Arturo Pérez Reverte, cartagenero ilustre, diría que somos un pueblo cainita pero valiente que siempre ha tenido la desgracia de tener unos pésimos gobernantes Vivimos una época donde vuelven a resurgir (suele suceder en épocas de crisis) ideas decimonónicas que parecían haber quedado atrás: llámese neoliberalismo o fuerzas centrífugas. Una célebre personalidad, también decimonónica aunque a caballo entre los dos siglos, como fue Miguel de Unamuno ya nos dio el remedio: el nacionalismo se cura viajando. Conocer otras gentes y otras culturas nos enriquece humanísticamente. Y cualquier enriquecimiento, cultural, humano y personal es bienvenido.

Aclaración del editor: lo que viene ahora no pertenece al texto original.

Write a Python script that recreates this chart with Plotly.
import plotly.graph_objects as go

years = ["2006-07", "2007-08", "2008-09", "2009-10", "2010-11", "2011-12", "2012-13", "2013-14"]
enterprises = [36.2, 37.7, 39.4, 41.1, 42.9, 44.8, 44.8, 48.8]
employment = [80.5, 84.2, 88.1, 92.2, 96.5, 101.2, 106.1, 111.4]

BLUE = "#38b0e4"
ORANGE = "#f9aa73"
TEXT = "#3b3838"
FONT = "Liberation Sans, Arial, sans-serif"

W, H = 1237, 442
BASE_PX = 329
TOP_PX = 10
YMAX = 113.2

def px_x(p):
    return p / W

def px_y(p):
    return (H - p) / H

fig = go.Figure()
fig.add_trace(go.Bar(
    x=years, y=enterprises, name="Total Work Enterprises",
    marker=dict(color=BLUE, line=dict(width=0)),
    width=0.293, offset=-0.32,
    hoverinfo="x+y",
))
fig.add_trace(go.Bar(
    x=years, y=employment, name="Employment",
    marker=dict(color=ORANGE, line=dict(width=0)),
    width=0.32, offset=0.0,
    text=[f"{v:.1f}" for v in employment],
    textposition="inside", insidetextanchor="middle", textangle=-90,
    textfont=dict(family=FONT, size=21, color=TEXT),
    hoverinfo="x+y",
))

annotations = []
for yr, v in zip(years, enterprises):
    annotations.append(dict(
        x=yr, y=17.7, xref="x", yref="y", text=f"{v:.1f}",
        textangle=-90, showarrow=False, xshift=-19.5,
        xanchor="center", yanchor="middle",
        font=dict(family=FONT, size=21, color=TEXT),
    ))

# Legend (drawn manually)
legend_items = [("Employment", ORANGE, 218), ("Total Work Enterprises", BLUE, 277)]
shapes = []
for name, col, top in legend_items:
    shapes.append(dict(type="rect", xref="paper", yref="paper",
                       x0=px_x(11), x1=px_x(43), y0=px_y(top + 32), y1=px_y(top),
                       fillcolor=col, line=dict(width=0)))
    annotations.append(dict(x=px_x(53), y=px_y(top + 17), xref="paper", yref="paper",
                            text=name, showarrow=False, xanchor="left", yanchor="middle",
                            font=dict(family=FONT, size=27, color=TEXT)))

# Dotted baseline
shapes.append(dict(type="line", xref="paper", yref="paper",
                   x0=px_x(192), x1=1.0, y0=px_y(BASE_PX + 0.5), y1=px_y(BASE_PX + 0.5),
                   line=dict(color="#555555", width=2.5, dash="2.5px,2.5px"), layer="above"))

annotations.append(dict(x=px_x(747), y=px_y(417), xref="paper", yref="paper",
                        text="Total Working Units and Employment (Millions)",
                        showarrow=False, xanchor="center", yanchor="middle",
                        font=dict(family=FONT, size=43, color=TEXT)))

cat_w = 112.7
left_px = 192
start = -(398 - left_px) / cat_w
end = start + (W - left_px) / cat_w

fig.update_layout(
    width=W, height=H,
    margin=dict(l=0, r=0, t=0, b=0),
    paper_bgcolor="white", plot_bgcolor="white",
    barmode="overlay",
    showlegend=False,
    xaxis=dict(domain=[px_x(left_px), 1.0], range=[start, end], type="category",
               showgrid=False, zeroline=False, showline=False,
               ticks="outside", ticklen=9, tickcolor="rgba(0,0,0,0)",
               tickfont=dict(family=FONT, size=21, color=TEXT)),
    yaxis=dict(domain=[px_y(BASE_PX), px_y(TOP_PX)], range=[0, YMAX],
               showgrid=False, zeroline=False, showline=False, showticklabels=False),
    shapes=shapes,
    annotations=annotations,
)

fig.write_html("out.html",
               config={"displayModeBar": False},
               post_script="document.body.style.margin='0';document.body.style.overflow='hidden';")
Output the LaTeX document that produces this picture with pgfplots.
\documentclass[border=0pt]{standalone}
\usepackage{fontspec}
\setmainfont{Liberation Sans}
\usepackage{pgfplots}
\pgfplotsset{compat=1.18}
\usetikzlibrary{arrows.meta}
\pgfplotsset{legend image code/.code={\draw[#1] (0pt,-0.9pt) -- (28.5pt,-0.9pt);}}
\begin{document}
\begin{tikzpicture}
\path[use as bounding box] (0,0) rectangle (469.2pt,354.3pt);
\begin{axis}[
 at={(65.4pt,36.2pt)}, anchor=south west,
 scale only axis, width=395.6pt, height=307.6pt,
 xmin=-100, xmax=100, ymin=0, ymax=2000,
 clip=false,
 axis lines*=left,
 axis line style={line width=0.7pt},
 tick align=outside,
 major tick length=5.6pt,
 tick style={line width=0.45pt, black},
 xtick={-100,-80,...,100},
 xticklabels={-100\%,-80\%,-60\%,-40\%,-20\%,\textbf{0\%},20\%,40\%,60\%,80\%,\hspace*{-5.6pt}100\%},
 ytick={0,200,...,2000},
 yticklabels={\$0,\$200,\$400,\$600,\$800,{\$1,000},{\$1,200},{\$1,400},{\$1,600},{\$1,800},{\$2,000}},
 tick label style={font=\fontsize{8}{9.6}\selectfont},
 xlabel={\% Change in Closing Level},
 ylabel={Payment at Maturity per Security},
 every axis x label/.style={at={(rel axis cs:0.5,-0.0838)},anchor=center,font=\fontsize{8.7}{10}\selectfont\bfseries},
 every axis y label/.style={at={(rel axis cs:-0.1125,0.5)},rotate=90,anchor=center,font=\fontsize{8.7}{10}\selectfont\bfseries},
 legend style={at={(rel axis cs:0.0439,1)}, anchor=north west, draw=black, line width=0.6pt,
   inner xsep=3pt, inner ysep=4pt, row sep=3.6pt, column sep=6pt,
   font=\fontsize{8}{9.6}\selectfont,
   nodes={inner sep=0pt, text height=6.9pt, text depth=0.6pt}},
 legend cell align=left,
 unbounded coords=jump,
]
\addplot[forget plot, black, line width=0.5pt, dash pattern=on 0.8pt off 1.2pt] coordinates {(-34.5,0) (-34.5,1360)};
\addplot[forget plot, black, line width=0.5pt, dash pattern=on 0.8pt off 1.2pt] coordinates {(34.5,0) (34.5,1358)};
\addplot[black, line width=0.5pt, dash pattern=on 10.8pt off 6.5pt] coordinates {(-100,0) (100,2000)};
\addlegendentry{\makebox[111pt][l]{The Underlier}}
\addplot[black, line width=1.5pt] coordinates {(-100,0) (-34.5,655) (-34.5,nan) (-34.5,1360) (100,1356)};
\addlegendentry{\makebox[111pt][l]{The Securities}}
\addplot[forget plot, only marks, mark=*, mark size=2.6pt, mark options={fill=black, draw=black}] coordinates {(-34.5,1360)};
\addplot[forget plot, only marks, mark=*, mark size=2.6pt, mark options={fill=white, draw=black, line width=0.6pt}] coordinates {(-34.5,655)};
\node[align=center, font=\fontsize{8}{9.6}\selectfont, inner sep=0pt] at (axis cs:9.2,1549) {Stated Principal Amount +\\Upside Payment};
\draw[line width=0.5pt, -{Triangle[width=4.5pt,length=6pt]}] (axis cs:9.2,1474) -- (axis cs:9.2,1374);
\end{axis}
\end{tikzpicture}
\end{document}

Nos hará avanzar como personas y permitirá que apreciemos y valoremos en su justa medida al prójimo.
Las riquezas culturales, históricas y arquitectónicas de esta región es algo que aporta un importantísimo valor añadido a estas tierras y a estas gentes. Y eso es algo que debe potenciarse. Debemos, por tanto, ser conscientes y disfrutar de nuestras riquezas.